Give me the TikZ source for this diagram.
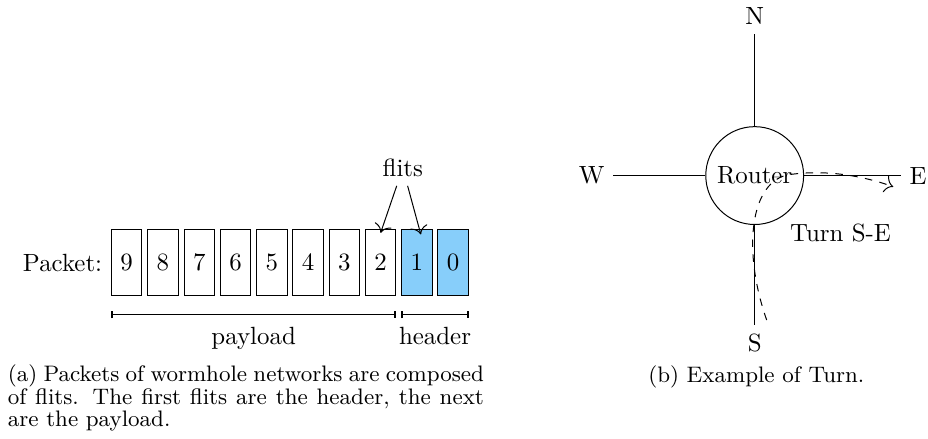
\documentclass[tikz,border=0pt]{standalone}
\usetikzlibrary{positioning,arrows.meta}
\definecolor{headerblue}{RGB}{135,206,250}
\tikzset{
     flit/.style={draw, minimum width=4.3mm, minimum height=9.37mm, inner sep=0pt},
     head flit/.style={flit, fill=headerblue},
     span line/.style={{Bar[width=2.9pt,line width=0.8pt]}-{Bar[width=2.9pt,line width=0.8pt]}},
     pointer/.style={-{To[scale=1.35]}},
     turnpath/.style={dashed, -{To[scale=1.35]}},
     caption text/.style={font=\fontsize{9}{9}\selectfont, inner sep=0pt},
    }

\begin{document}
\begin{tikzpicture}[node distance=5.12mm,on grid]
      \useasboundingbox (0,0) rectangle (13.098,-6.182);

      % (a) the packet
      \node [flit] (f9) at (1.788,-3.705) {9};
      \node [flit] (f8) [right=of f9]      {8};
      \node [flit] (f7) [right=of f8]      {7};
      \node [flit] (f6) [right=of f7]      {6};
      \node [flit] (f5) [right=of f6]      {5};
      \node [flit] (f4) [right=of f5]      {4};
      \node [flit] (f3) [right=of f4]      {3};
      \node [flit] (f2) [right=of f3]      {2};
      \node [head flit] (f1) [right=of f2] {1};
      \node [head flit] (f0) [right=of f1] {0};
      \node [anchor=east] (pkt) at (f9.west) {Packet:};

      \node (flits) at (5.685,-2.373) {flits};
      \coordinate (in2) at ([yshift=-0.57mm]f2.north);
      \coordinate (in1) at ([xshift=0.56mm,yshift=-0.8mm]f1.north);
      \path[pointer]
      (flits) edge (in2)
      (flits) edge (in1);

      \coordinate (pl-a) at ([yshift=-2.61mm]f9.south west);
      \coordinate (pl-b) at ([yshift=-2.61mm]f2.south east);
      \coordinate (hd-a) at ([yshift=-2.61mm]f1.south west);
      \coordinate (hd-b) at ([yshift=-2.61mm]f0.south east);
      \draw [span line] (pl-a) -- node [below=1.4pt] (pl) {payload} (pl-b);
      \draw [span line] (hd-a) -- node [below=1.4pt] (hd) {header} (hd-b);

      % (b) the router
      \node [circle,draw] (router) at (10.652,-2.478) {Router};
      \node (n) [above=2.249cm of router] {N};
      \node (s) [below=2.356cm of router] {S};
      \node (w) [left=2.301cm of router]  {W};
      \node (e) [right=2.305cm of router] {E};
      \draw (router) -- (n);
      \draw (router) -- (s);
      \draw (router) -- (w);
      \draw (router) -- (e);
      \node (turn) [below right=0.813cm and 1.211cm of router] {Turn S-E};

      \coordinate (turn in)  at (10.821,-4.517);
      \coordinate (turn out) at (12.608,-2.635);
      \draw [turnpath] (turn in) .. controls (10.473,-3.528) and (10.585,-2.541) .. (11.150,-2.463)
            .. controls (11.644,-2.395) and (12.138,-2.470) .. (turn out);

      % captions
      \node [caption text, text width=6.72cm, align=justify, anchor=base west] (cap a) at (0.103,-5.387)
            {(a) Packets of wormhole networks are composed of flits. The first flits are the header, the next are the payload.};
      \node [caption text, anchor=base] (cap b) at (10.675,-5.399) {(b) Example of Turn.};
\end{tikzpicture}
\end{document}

··········

TASK INSTRUCTIONS: Omit the pictures and give the material again, exactly and in full.

RESULT FOR THIS TASK:
Give me the TikZ source for this diagram.
\documentclass[tikz,border=0pt]{standalone}
\usetikzlibrary{positioning,arrows.meta}
\definecolor{headerblue}{RGB}{135,206,250}
\tikzset{
     flit/.style={draw, minimum width=4.3mm, minimum height=9.37mm, inner sep=0pt},
     head flit/.style={flit, fill=headerblue},
     span line/.style={{Bar[width=2.9pt,line width=0.8pt]}-{Bar[width=2.9pt,line width=0.8pt]}},
     pointer/.style={-{To[scale=1.35]}},
     turnpath/.style={dashed, -{To[scale=1.35]}},
     caption text/.style={font=\fontsize{9}{9}\selectfont, inner sep=0pt},
    }

\begin{document}
\begin{tikzpicture}[node distance=5.12mm,on grid]
      \useasboundingbox (0,0) rectangle (13.098,-6.182);

      % (a) the packet
      \node [flit] (f9) at (1.788,-3.705) {9};
      \node [flit] (f8) [right=of f9]      {8};
      \node [flit] (f7) [right=of f8]      {7};
      \node [flit] (f6) [right=of f7]      {6};
      \node [flit] (f5) [right=of f6]      {5};
      \node [flit] (f4) [right=of f5]      {4};
      \node [flit] (f3) [right=of f4]      {3};
      \node [flit] (f2) [right=of f3]      {2};
      \node [head flit] (f1) [right=of f2] {1};
      \node [head flit] (f0) [right=of f1] {0};
      \node [anchor=east] (pkt) at (f9.west) {Packet:};

      \node (flits) at (5.685,-2.373) {flits};
      \coordinate (in2) at ([yshift=-0.57mm]f2.north);
      \coordinate (in1) at ([xshift=0.56mm,yshift=-0.8mm]f1.north);
      \path[pointer]
      (flits) edge (in2)
      (flits) edge (in1);

      \coordinate (pl-a) at ([yshift=-2.61mm]f9.south west);
      \coordinate (pl-b) at ([yshift=-2.61mm]f2.south east);
      \coordinate (hd-a) at ([yshift=-2.61mm]f1.south west);
      \coordinate (hd-b) at ([yshift=-2.61mm]f0.south east);
      \draw [span line] (pl-a) -- node [below=1.4pt] (pl) {payload} (pl-b);
      \draw [span line] (hd-a) -- node [below=1.4pt] (hd) {header} (hd-b);

      % (b) the router
      \node [circle,draw] (router) at (10.652,-2.478) {Router};
      \node (n) [above=2.249cm of router] {N};
      \node (s) [below=2.356cm of router] {S};
      \node (w) [left=2.301cm of router]  {W};
      \node (e) [right=2.305cm of router] {E};
      \draw (router) -- (n);
      \draw (router) -- (s);
      \draw (router) -- (w);
      \draw (router) -- (e);
      \node (turn) [below right=0.813cm and 1.211cm of router] {Turn S-E};

      \coordinate (turn in)  at (10.821,-4.517);
      \coordinate (turn out) at (12.608,-2.635);
      \draw [turnpath] (turn in) .. controls (10.473,-3.528) and (10.585,-2.541) .. (11.150,-2.463)
            .. controls (11.644,-2.395) and (12.138,-2.470) .. (turn out);

      % captions
      \node [caption text, text width=6.72cm, align=justify, anchor=base west] (cap a) at (0.103,-5.387)
            {(a) Packets of wormhole networks are composed of flits. The first flits are the header, the next are the payload.};
      \node [caption text, anchor=base] (cap b) at (10.675,-5.399) {(b) Example of Turn.};
\end{tikzpicture}
\end{document}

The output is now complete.